Requirements: Quote the records below in full, exactly as given, with the images taken out.
========================================================================
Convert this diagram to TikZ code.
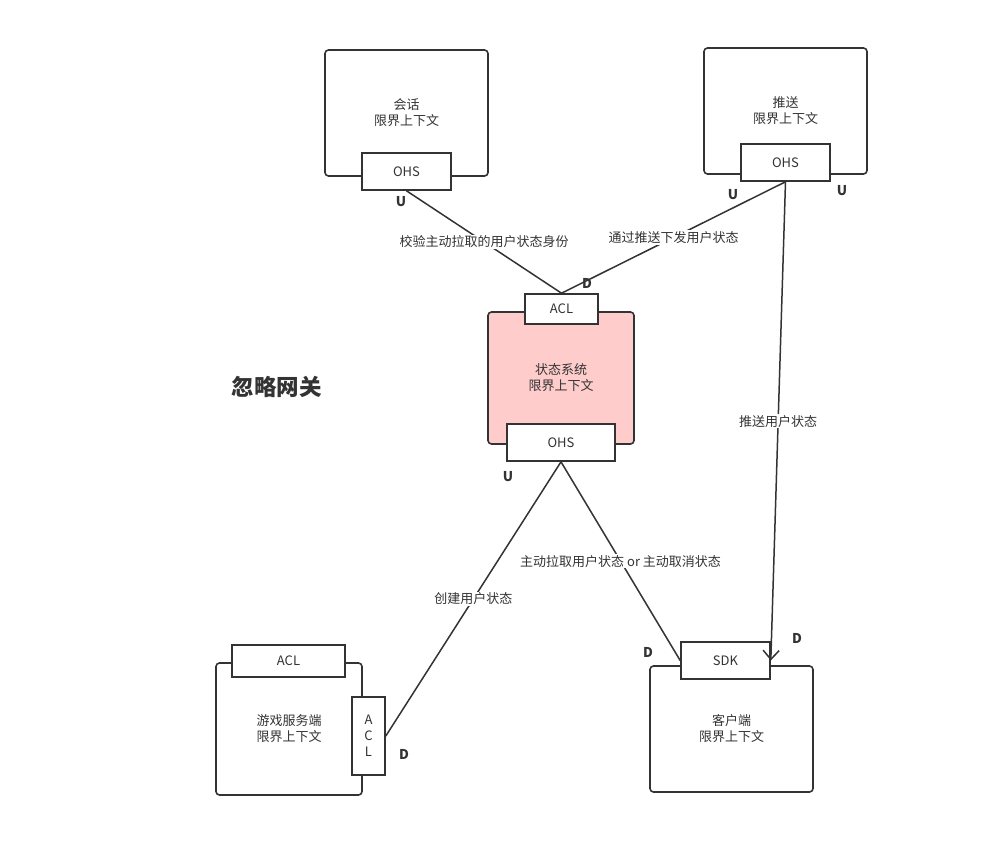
\documentclass[tikz,border=0pt]{standalone}
\usepackage{fontspec}
\setmainfont{Noto Sans CJK SC}
\usetikzlibrary{arrows.meta}
\definecolor{ink}{HTML}{333333}
\definecolor{hot}{HTML}{FFCCCC}
\tikzset{
  ctx/.style={draw=ink, line width=1.6pt, rounded corners=3.5pt, fill=white,
    align=center, text=ink, font=\fontsize{13}{16}\selectfont, inner sep=0pt},
  port/.style={draw=ink, line width=1.6pt, fill=white, text=ink,
    font=\fontsize{13}{15}\selectfont, inner sep=0pt, align=center},
  link/.style={draw=ink, line width=1.5pt},
  lbl/.style={fill=white, text=ink, font=\fontsize{13}{15}\selectfont, inner sep=1pt},
  tag/.style={text=ink, font=\bfseries\fontsize{13.5}{15}\selectfont, inner sep=0pt},
}
\begin{document}
\begin{tikzpicture}[x=1pt,y=-1pt]
\useasboundingbox (0,0) rectangle (983,857);

% bounded contexts
\node[ctx, minimum width=163pt, minimum height=126pt] (session) at (406.5,113) {会话\\限界上下文};
\node[ctx, minimum width=163pt, minimum height=126pt] (push) at (785.5,111) {推送\\限界上下文};
\node[ctx, fill=hot, minimum width=146pt, minimum height=132pt] (state) at (561,378) {状态系统\\限界上下文};
\node[ctx, minimum width=146pt, minimum height=132pt] (game) at (289,729) {游戏服务端\\限界上下文};
\node[ctx, minimum width=163pt, minimum height=126pt] (client) at (731.5,729) {客户端\\限界上下文};

% ports on the contexts
\node[port, minimum width=89pt, minimum height=37pt] (sessOHS) at (406.5,171.5) {OHS};
\node[port, minimum width=89pt, minimum height=37pt] (pushOHS) at (785.5,162.5) {OHS};
\node[port, minimum width=73pt, minimum height=30pt] (stateACL) at (561.5,309) {ACL};
\node[port, minimum width=108pt, minimum height=37pt] (stateOHS) at (561,442.5) {OHS};
\node[port, minimum width=113pt, minimum height=32pt] (gameACL) at (288.5,661) {ACL};
\node[port, minimum width=33pt, minimum height=78pt, font=\fontsize{13}{16}\selectfont] (gameACLv) at (368.5,736) {A\\C\\L};
\node[port, minimum width=89pt, minimum height=37pt] (sdk) at (725.5,660.5) {SDK};

% relationships
\draw[link] (sessOHS.south) -- node[lbl, pos=0.5] {校验主动拉取的用户状态身份} (stateACL.north);
\draw[link] (pushOHS.south) -- node[lbl, pos=0.5] {通过推送下发用户状态} (stateACL.north);
\draw[link, -{Straight Barb[length=9pt, width=16pt, line width=1.5pt]}] (pushOHS.south) -- node[lbl, pos=0.5] {推送用户状态} (sdk.east);
\draw[link] (stateOHS.south) -- node[lbl, pos=0.5] {创建用户状态} (gameACLv.east);
\draw[link] (stateOHS.south) -- node[lbl, pos=0.5] {主动拉取用户状态 or 主动取消状态} (sdk.west);

% upstream / downstream marks
\node[tag] (u1) at (401,202) {U};
\node[tag] (u2) at (733,195) {U};
\node[tag] (u3) at (842,191) {U};
\node[tag] (d1) at (587,283) {D};
\node[tag] (u4) at (508,477) {U};
\node[tag] (d2) at (648,652) {D};
\node[tag] (d3) at (797,638) {D};
\node[tag] (d4) at (404,754) {D};

% title
\node[text=ink, font=\bfseries\fontsize{22.5}{26}\selectfont, inner sep=0pt] (title) at (276.5,387) {忽略网关};
\end{tikzpicture}
\end{document}
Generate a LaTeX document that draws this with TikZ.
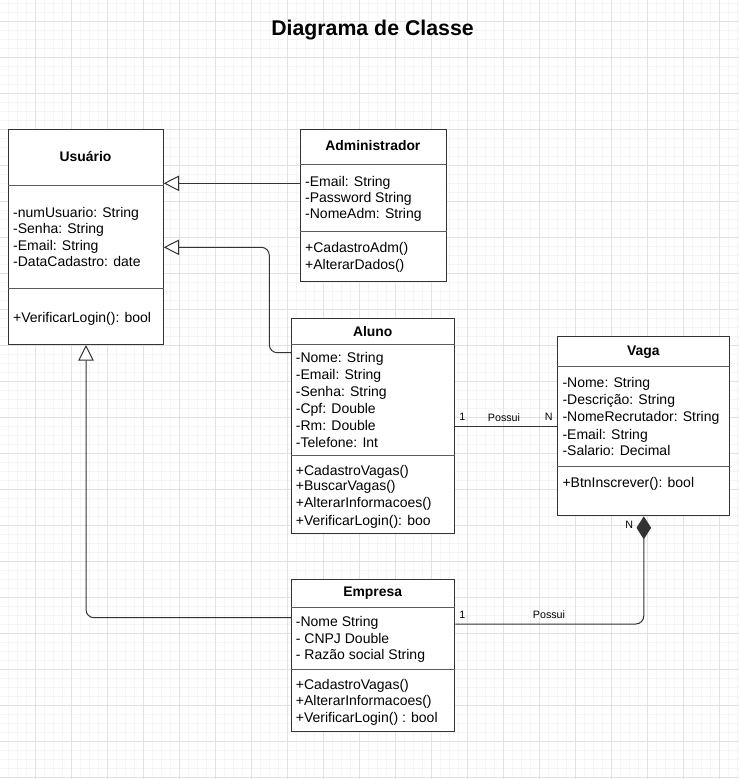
========================================================================
The solution:
Convert this diagram to TikZ code.
\documentclass[tikz,border=0pt]{standalone}
\usepackage{fontspec}
\setmainfont{Noto Sans CJK SC}
\usetikzlibrary{arrows.meta}
\definecolor{ink}{HTML}{333333}
\definecolor{hot}{HTML}{FFCCCC}
\tikzset{
  ctx/.style={draw=ink, line width=1.6pt, rounded corners=3.5pt, fill=white,
    align=center, text=ink, font=\fontsize{13}{16}\selectfont, inner sep=0pt},
  port/.style={draw=ink, line width=1.6pt, fill=white, text=ink,
    font=\fontsize{13}{15}\selectfont, inner sep=0pt, align=center},
  link/.style={draw=ink, line width=1.5pt},
  lbl/.style={fill=white, text=ink, font=\fontsize{13}{15}\selectfont, inner sep=1pt},
  tag/.style={text=ink, font=\bfseries\fontsize{13.5}{15}\selectfont, inner sep=0pt},
}
\begin{document}
\begin{tikzpicture}[x=1pt,y=-1pt]
\useasboundingbox (0,0) rectangle (983,857);

% bounded contexts
\node[ctx, minimum width=163pt, minimum height=126pt] (session) at (406.5,113) {会话\\限界上下文};
\node[ctx, minimum width=163pt, minimum height=126pt] (push) at (785.5,111) {推送\\限界上下文};
\node[ctx, fill=hot, minimum width=146pt, minimum height=132pt] (state) at (561,378) {状态系统\\限界上下文};
\node[ctx, minimum width=146pt, minimum height=132pt] (game) at (289,729) {游戏服务端\\限界上下文};
\node[ctx, minimum width=163pt, minimum height=126pt] (client) at (731.5,729) {客户端\\限界上下文};

% ports on the contexts
\node[port, minimum width=89pt, minimum height=37pt] (sessOHS) at (406.5,171.5) {OHS};
\node[port, minimum width=89pt, minimum height=37pt] (pushOHS) at (785.5,162.5) {OHS};
\node[port, minimum width=73pt, minimum height=30pt] (stateACL) at (561.5,309) {ACL};
\node[port, minimum width=108pt, minimum height=37pt] (stateOHS) at (561,442.5) {OHS};
\node[port, minimum width=113pt, minimum height=32pt] (gameACL) at (288.5,661) {ACL};
\node[port, minimum width=33pt, minimum height=78pt, font=\fontsize{13}{16}\selectfont] (gameACLv) at (368.5,736) {A\\C\\L};
\node[port, minimum width=89pt, minimum height=37pt] (sdk) at (725.5,660.5) {SDK};

% relationships
\draw[link] (sessOHS.south) -- node[lbl, pos=0.5] {校验主动拉取的用户状态身份} (stateACL.north);
\draw[link] (pushOHS.south) -- node[lbl, pos=0.5] {通过推送下发用户状态} (stateACL.north);
\draw[link, -{Straight Barb[length=9pt, width=16pt, line width=1.5pt]}] (pushOHS.south) -- node[lbl, pos=0.5] {推送用户状态} (sdk.east);
\draw[link] (stateOHS.south) -- node[lbl, pos=0.5] {创建用户状态} (gameACLv.east);
\draw[link] (stateOHS.south) -- node[lbl, pos=0.5] {主动拉取用户状态 or 主动取消状态} (sdk.west);

% upstream / downstream marks
\node[tag] (u1) at (401,202) {U};
\node[tag] (u2) at (733,195) {U};
\node[tag] (u3) at (842,191) {U};
\node[tag] (d1) at (587,283) {D};
\node[tag] (u4) at (508,477) {U};
\node[tag] (d2) at (648,652) {D};
\node[tag] (d3) at (797,638) {D};
\node[tag] (d4) at (404,754) {D};

% title
\node[text=ink, font=\bfseries\fontsize{22.5}{26}\selectfont, inner sep=0pt] (title) at (276.5,387) {忽略网关};
\end{tikzpicture}
\end{document}
Generate a LaTeX document that draws this with TikZ.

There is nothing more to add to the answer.